Ensuite, il faudra être sûr que la Turquie traite correctement les migrants et les demandeurs d'asile. C'est loin d'être acquis : ce pays n'adhère que partiellement à la Convention de Genève qui régit le droit d'asile.

Et enfin, il faudra que l'Europe ouvre plus généreusement ses portes aux réfugiés - qui, sinon, risquent de se retrouver coincés dans des conditions pénibles en Grèce ou en Turquie. Compte tenu du volume des déplacements humains actuels, le plafond de 72 000 réfugiés qui pourront se prévaloir d'un asile européen paraît ridiculement bas.

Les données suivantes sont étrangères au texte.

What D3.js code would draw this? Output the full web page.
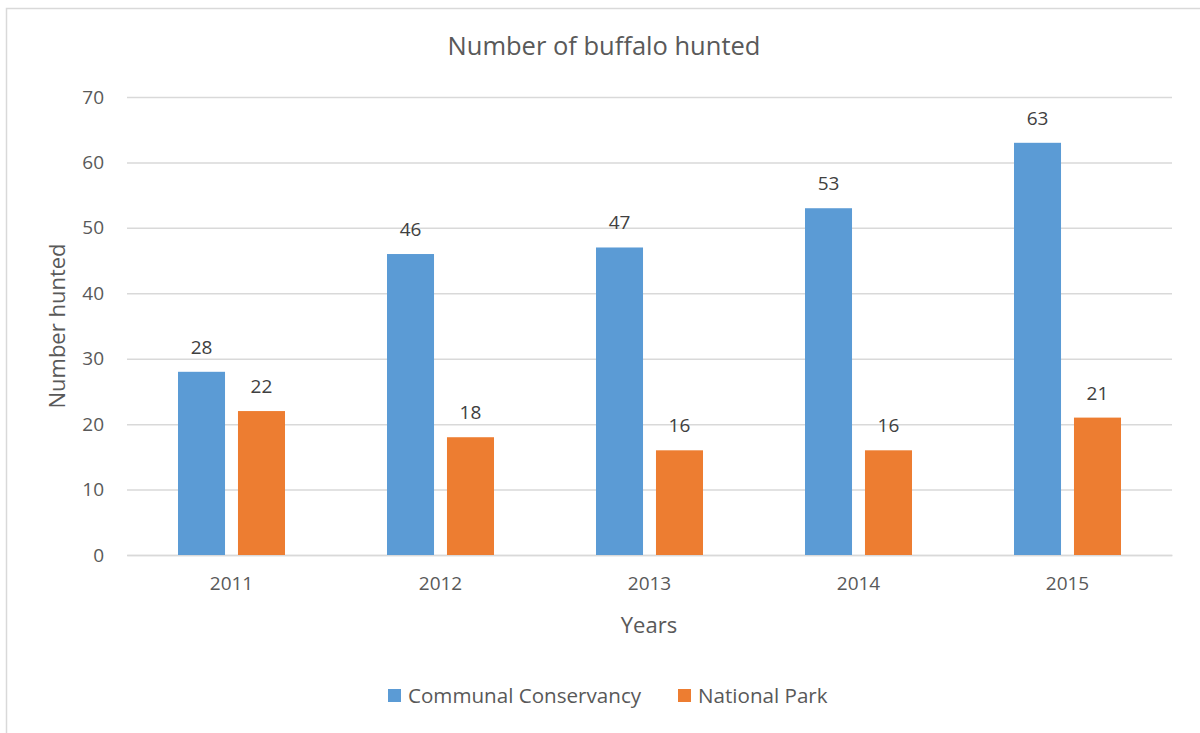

« Arrêter ce flot humain relève d'un fantasme », tranche le juriste québécois François Crépeau, rapporteur spécial de l'ONU sur les droits de l'homme des migrants.

Ce dernier dit comprendre les motivations des dirigeants européens qui veulent alléger la pression à leurs frontières, pour des raisons électorales. Mais ils se trompent, selon lui, s'ils pensent qu'ils réussiront à ralentir les mouvements des réfugiés en fermant la route des Balkans.

« Ils risquent plutôt de les détourner vers d'autres routes, comme celle de la Méditerranée », prévient-il.

Et justement. Plus de 2400 migrants ont été secourus au large de la Libye depuis mardi, sur la route ultra dangereuse menant vers l'île italienne de Lampedusa ou encore vers la Sicile...

Finalement, l'accord turco-européen permet d'apaiser, voire de ralentir temporairement la crise des migrants. Mais le problème de fond des millions de personnes cherchant un refuge après avoir fui un pays en guerre ne se résoudra que si l'Europe accepte de répartir les réfugiés sur l'ensemble de son territoire. Ou si ces guerres s'arrêtent et que ceux qui les ont fuies peuvent rentrer chez eux, dans un pays en paix.